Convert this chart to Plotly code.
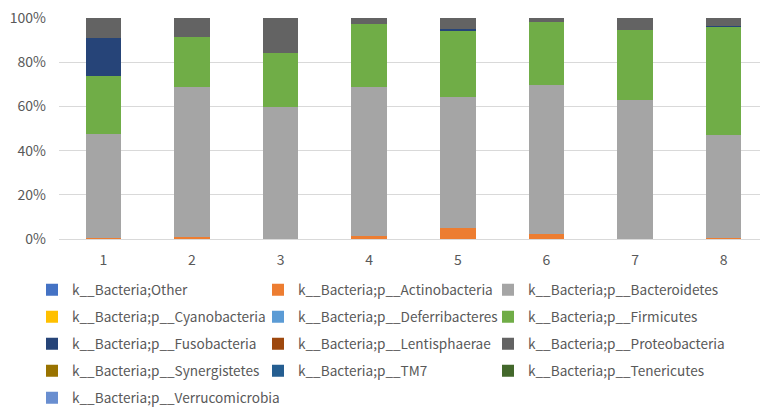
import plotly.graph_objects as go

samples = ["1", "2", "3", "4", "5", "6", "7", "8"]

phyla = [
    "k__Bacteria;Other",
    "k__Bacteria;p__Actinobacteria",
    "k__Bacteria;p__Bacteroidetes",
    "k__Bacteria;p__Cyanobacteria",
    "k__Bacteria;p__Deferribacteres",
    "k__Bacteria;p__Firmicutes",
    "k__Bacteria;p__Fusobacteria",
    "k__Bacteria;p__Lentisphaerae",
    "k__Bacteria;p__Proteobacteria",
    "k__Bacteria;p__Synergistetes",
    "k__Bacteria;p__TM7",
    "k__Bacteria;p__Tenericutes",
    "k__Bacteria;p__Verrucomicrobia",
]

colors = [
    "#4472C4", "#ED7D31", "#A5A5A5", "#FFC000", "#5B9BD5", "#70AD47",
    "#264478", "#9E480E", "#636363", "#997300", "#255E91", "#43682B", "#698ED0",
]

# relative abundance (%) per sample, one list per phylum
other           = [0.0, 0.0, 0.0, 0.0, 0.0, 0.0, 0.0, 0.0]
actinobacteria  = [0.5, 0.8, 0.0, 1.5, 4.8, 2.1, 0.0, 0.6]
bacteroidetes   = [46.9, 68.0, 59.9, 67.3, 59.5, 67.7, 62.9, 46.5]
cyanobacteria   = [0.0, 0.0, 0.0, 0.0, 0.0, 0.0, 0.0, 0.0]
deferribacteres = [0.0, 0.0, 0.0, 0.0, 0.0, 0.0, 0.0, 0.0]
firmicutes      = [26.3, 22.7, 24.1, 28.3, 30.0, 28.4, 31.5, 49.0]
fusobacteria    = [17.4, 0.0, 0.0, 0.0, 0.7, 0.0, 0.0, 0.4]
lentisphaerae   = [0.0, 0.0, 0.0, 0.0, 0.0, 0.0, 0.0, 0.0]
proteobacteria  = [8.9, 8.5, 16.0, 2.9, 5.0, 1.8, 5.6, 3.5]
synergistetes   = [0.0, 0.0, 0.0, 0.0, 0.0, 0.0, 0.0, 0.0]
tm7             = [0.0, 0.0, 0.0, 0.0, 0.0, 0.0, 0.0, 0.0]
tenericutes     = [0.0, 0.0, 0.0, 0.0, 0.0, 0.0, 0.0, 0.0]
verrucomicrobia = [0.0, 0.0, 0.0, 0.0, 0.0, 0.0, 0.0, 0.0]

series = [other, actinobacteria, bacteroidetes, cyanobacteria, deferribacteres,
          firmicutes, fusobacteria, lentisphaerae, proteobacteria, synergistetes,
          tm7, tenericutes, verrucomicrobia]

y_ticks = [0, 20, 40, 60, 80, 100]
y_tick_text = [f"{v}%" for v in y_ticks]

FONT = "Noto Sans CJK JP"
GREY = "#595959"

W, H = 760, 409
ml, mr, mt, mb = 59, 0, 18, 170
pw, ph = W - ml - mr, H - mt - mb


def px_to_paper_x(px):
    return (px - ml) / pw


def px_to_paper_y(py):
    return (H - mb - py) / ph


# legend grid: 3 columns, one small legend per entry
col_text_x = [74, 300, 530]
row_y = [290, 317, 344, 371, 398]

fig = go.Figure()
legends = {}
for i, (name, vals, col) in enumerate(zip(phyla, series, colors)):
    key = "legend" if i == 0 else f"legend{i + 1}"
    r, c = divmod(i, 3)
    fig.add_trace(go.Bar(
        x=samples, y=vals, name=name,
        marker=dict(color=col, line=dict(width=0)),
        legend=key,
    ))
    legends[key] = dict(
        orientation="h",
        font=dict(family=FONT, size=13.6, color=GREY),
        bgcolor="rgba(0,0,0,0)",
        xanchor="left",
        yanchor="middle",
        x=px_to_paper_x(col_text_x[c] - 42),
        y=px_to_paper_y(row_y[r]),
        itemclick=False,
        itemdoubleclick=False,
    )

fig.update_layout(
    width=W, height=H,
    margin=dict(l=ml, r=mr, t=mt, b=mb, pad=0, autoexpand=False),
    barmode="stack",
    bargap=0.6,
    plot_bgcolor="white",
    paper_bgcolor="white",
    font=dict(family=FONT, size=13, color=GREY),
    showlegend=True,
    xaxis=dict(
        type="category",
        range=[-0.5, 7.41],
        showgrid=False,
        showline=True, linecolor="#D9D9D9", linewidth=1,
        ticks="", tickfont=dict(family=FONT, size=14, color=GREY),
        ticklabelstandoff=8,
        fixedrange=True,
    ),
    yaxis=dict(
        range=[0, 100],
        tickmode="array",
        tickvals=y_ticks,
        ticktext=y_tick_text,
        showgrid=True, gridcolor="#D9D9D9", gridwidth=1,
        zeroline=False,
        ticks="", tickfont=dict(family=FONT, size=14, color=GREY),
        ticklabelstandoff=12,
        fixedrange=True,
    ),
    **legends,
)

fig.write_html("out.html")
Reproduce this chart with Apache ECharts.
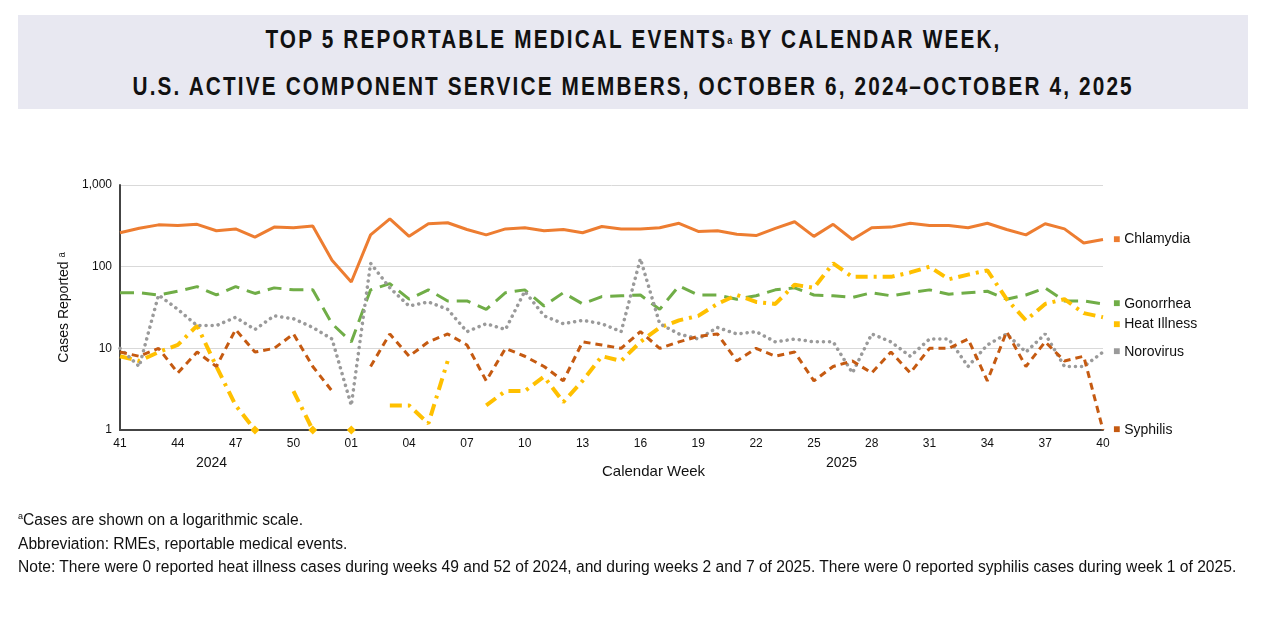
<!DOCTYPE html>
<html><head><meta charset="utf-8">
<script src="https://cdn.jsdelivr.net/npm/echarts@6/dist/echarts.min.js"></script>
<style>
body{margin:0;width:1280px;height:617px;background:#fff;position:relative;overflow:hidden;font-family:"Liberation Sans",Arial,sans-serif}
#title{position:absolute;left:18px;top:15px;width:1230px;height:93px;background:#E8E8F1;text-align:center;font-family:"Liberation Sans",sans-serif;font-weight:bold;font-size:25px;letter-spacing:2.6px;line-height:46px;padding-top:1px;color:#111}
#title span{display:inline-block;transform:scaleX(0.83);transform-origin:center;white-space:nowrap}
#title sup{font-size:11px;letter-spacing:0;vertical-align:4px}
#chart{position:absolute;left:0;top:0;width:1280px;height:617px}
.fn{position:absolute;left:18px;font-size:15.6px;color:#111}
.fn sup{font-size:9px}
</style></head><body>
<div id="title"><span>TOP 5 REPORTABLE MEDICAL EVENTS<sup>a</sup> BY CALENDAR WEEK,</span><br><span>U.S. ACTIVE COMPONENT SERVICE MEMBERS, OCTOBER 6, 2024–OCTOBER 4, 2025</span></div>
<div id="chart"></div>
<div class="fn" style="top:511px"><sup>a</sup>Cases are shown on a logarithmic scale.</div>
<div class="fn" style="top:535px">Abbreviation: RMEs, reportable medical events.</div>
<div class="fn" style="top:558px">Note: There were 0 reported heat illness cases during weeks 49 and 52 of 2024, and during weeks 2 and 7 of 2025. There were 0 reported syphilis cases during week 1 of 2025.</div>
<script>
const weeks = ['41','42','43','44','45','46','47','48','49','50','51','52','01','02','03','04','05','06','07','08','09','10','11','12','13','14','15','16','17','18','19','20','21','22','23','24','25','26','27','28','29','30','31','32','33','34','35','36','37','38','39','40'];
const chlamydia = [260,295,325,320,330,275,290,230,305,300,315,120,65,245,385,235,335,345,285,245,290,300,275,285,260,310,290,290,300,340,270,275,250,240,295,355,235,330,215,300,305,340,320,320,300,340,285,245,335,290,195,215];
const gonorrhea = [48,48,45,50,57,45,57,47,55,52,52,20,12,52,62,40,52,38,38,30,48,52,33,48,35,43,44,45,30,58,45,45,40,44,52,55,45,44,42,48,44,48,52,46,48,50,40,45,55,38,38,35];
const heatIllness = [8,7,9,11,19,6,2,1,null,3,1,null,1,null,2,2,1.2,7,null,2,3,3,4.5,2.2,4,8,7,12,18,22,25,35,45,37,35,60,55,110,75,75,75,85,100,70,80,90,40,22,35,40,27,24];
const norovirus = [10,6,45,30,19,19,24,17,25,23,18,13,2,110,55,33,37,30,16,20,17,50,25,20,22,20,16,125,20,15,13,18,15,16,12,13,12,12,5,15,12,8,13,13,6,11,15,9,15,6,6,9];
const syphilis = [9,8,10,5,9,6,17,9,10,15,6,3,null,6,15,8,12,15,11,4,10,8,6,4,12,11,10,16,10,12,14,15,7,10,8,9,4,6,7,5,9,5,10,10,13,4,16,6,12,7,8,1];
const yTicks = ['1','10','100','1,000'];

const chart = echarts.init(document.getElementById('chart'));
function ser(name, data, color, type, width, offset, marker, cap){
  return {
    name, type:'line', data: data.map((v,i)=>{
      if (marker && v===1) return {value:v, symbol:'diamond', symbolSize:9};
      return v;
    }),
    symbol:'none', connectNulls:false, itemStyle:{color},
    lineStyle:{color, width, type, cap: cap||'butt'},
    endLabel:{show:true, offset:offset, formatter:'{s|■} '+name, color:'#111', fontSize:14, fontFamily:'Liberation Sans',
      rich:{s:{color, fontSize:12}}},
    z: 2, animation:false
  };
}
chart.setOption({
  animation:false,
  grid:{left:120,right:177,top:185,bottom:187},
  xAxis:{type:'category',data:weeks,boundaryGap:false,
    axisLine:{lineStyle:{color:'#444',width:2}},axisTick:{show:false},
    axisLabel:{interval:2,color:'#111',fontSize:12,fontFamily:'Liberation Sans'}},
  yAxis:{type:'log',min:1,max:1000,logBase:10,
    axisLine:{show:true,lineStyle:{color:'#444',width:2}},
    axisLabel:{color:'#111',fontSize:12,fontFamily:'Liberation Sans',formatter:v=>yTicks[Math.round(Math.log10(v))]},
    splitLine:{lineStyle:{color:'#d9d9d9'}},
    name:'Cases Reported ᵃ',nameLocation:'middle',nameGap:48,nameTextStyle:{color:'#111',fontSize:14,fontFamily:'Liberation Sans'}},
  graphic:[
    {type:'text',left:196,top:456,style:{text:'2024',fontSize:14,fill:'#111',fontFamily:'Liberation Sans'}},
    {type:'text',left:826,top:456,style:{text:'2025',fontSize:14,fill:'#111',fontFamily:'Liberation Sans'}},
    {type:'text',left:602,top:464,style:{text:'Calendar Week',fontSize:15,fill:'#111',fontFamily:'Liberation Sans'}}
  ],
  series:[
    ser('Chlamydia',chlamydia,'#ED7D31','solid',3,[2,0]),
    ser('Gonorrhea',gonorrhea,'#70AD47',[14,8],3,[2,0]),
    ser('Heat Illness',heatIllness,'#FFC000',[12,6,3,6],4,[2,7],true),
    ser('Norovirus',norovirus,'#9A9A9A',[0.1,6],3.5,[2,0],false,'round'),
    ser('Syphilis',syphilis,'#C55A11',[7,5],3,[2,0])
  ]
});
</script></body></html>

The problem:
Omit the pictures, then repeat exactly each line from the beginning of the listing through the line with "verrucomicrobia = [0.0, 0.0, 0.0, 0.0, 0.0, 0.0, 0.0, 0.0]".

Output of the task:
Convert this chart to Plotly code.
import plotly.graph_objects as go

samples = ["1", "2", "3", "4", "5", "6", "7", "8"]

phyla = [
    "k__Bacteria;Other",
    "k__Bacteria;p__Actinobacteria",
    "k__Bacteria;p__Bacteroidetes",
    "k__Bacteria;p__Cyanobacteria",
    "k__Bacteria;p__Deferribacteres",
    "k__Bacteria;p__Firmicutes",
    "k__Bacteria;p__Fusobacteria",
    "k__Bacteria;p__Lentisphaerae",
    "k__Bacteria;p__Proteobacteria",
    "k__Bacteria;p__Synergistetes",
    "k__Bacteria;p__TM7",
    "k__Bacteria;p__Tenericutes",
    "k__Bacteria;p__Verrucomicrobia",
]

colors = [
    "#4472C4", "#ED7D31", "#A5A5A5", "#FFC000", "#5B9BD5", "#70AD47",
    "#264478", "#9E480E", "#636363", "#997300", "#255E91", "#43682B", "#698ED0",
]

# relative abundance (%) per sample, one list per phylum
other           = [0.0, 0.0, 0.0, 0.0, 0.0, 0.0, 0.0, 0.0]
actinobacteria  = [0.5, 0.8, 0.0, 1.5, 4.8, 2.1, 0.0, 0.6]
bacteroidetes   = [46.9, 68.0, 59.9, 67.3, 59.5, 67.7, 62.9, 46.5]
cyanobacteria   = [0.0, 0.0, 0.0, 0.0, 0.0, 0.0, 0.0, 0.0]
deferribacteres = [0.0, 0.0, 0.0, 0.0, 0.0, 0.0, 0.0, 0.0]
firmicutes      = [26.3, 22.7, 24.1, 28.3, 30.0, 28.4, 31.5, 49.0]
fusobacteria    = [17.4, 0.0, 0.0, 0.0, 0.7, 0.0, 0.0, 0.4]
lentisphaerae   = [0.0, 0.0, 0.0, 0.0, 0.0, 0.0, 0.0, 0.0]
proteobacteria  = [8.9, 8.5, 16.0, 2.9, 5.0, 1.8, 5.6, 3.5]
synergistetes   = [0.0, 0.0, 0.0, 0.0, 0.0, 0.0, 0.0, 0.0]
tm7             = [0.0, 0.0, 0.0, 0.0, 0.0, 0.0, 0.0, 0.0]
tenericutes     = [0.0, 0.0, 0.0, 0.0, 0.0, 0.0, 0.0, 0.0]
verrucomicrobia = [0.0, 0.0, 0.0, 0.0, 0.0, 0.0, 0.0, 0.0]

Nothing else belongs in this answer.